Breaking Bad Blog: Shotgun
By Andrew Voerman
After this episode, it feels like Jesse Pinkman is emerging as the most important pawn in Gus’s conflict with Walt.
After a frenzied dash through the city streets to Los Pollos Hermanos, hoping to confront Gus in order to save Jesse’s life, Walt receives a phone call from Mike, letting him know that everything is okay and that he should get back to work. Walt isn’t willing to just take Mike’s word for it but he is only confused when he talks to a totally unbothered Jesse on the line. After offering all he can, a warning, Walt heads back to the lab.
While Walt’s cooking meth, Mike and Jesse are driving around New Mexico, picking up cash from a series of dead drops. Much to Jesse’s annoyance, he’s not allowed to do anything, not even have a cigarette; he’s riding shotgun, but he’s not allowed to carry one. His day quickly becomes monotonous, as we are shown in a montage, and with Mike not offering any answers as to why he’s there, Jesse is left to with nothing to do but wonder.
Walt’s day at the lab is interrupted when he has to rush home to finalise his and Skyler’s purchase of the car wash. Afterwards, Skyler suggests they have a drink to celebrate, but that drink quickly leads to celebrations of a different kind. Lying in bed afterwards, Skyler suggests that Walt move back home, in order to further strengthen their cover story. While he is hesitant at the time, the next morning he finds out that Skyler made his mind up for him, by telling Walter Jr. that his dad will be moving in on Tuesday. After seeing the smile on his kid’s face, there’s no way Walt can back out.
While Walt was celebrating, Jesse finally got to do something. When Mike went into a building to pick up yet another lot of cash, a man with a shotgun walked up behind Jesse, who was sitting in the car. Jesse reverses in to the man, knocking him over, before a car appears and chases him off, leaving Mike to emerge, only to find his ride missing. He needn’t worry though, because Jesse appears not long after, having lost his tail with suspicious ease. As a way of saying thank you, Mike allows him to light up.
When Walt arrives at the lab the next day, Jesse is already there, hammering away at a block of ice. Walt is full of concern, wanting to know what happened the day before, and then wanting to know why Jesse is being so calm about it. When Jesse asks him to get on with work, because he’s meeting Mike that afternoon, Walt only freaks out further. Jesse has two jobs now, a change of circumstances that certainly doesn’t please Walt.

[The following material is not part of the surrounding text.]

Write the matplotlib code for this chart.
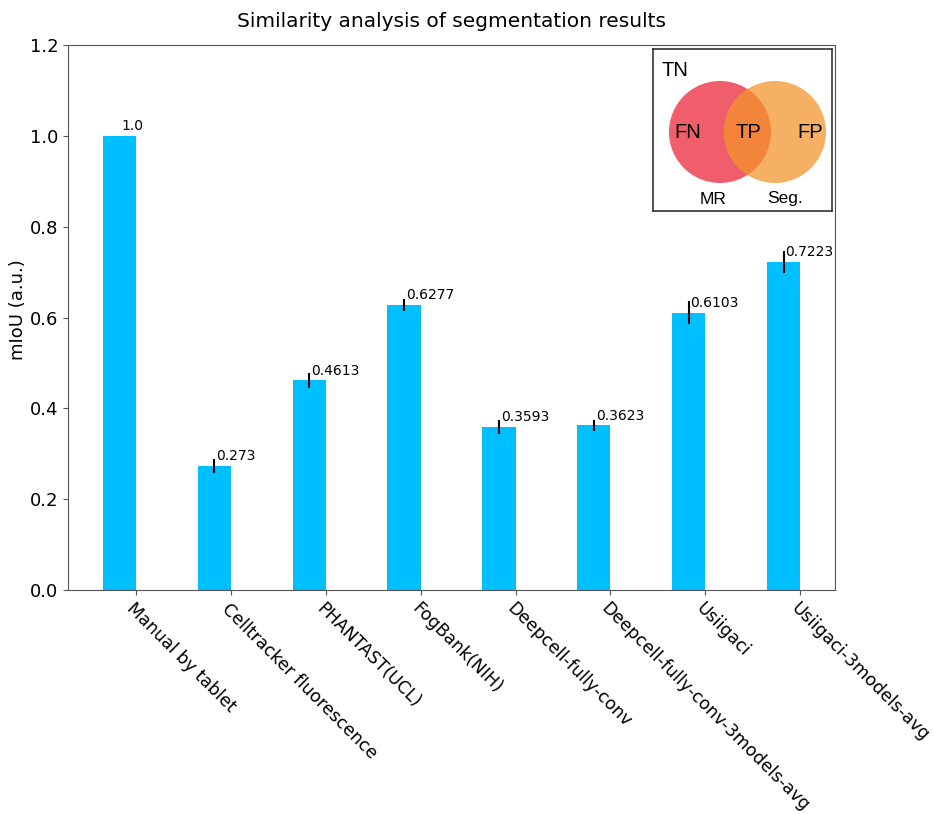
import numpy as np
import matplotlib.pyplot as plt
from matplotlib.patches import Circle

methods = ["Manual by tablet", "Celltracker fluorescence", "PHANTAST(UCL)",
           "FogBank(NIH)", "Deepcell-fully-conv", "Deepcell-fully-conv-3models-avg",
           "Usiigaci", "Usiigaci-3models-avg"]
miou = [1.0, 0.273, 0.4613, 0.6277, 0.3593, 0.3623, 0.6103, 0.7223]
miou_err = [0.0, 0.016, 0.016, 0.013, 0.016, 0.013, 0.025, 0.025]

width = 0.35
index = np.arange(len(methods))

fig = plt.figure(figsize=(9.34, 8.14), dpi=100)
ax = fig.add_axes([0.0728, 0.2752, 0.8212, 0.6695])

ax.bar(index, miou, width, color="#00BFFF", yerr=miou_err,
       error_kw=dict(ecolor="black", elinewidth=1.5, capsize=0))
for i, v in enumerate(miou):
    ax.text(i + 0.02, v + 0.006, str(v), fontsize=10, va="bottom", ha="left")

ax.set_ylim(0, 1.2)
ax.set_yticks(np.arange(0, 1.21, 0.2))
ax.tick_params(axis="y", labelsize=13)
ax.set_xticks(index + width / 2)
ax.set_xticklabels(methods, rotation=-45, ha="left", rotation_mode="anchor",
                   fontsize=12.5)
ax.set_ylabel("mIoU (a.u.)", fontsize=13)
ax.yaxis.set_label_coords(-0.053, 0.514)
ax.set_title("Similarity analysis of segmentation results", fontsize=14.5, pad=13)
for s in ax.spines.values():
    s.set_color("#555555")
ax.tick_params(color="#555555")

# Venn diagram inset explaining TP/FP/FN/TN
venn_font = ["Liberation Sans", "DejaVu Sans"]
ins = fig.add_axes([653 / 934, 1 - 211 / 814, 179 / 934, 162 / 814])
ins.set_xlim(0, 179)
ins.set_ylim(0, 162)
ins.set_xticks([])
ins.set_yticks([])
for s in ins.spines.values():
    s.set_color("#333333")
    s.set_linewidth(1.2)
red = Circle((67, 79), 51, color="#EF5E6A", lw=0)
orange = Circle((122, 79), 51, color="#F5B063", lw=0)
ins.add_patch(red)
ins.add_patch(orange)
overlap = Circle((122, 79), 51, color="#F3853A", lw=0)
ins.add_patch(overlap)
overlap.set_clip_path(red)
ins.text(9, 141, "TN", fontsize=14.5, va="center", family=venn_font)
ins.text(35, 79, "FN", fontsize=14.5, va="center", ha="center", family=venn_font)
ins.text(95, 79, "TP", fontsize=14.5, va="center", ha="center", family=venn_font)
ins.text(157, 79, "FP", fontsize=14.5, va="center", ha="center", family=venn_font)
ins.text(60, 12, "MR", fontsize=12.5, va="center", ha="center", family=venn_font)
ins.text(132, 12, "Seg.", fontsize=12.5, va="center", ha="center", family=venn_font)

fig.savefig("out.png", dpi=100)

It turns out that this newfound friendship has not come about by accident. Gus, as we’ve come to expect by now, was pulling all the strings. The robbers were working for him all along, and in pushing Jesse away from Walt and closer to Mike, they appear to have done their job.
Elsewhere, it’s dinner party time at the Schrader’s, and Walt is trying to get more information on the Gale case from Hank. As Hank explains the particulars to Marie and Skyler, he makes Gale out to be a genius, which is a notion that doesn’t sit well with a slightly-drunken Walt. His ego won’t allow this lie to stand; he suggests that, based on what he saw in the notebooks, Gale might have been copying someone else, i.e. him.
It seems that Walt’s ego might prove costly. The episode ends with Hank looking over the evidence from Gale’s house, and asking a question - if Gale was a vegan, why does he have a serviette from a fried chicken outlet?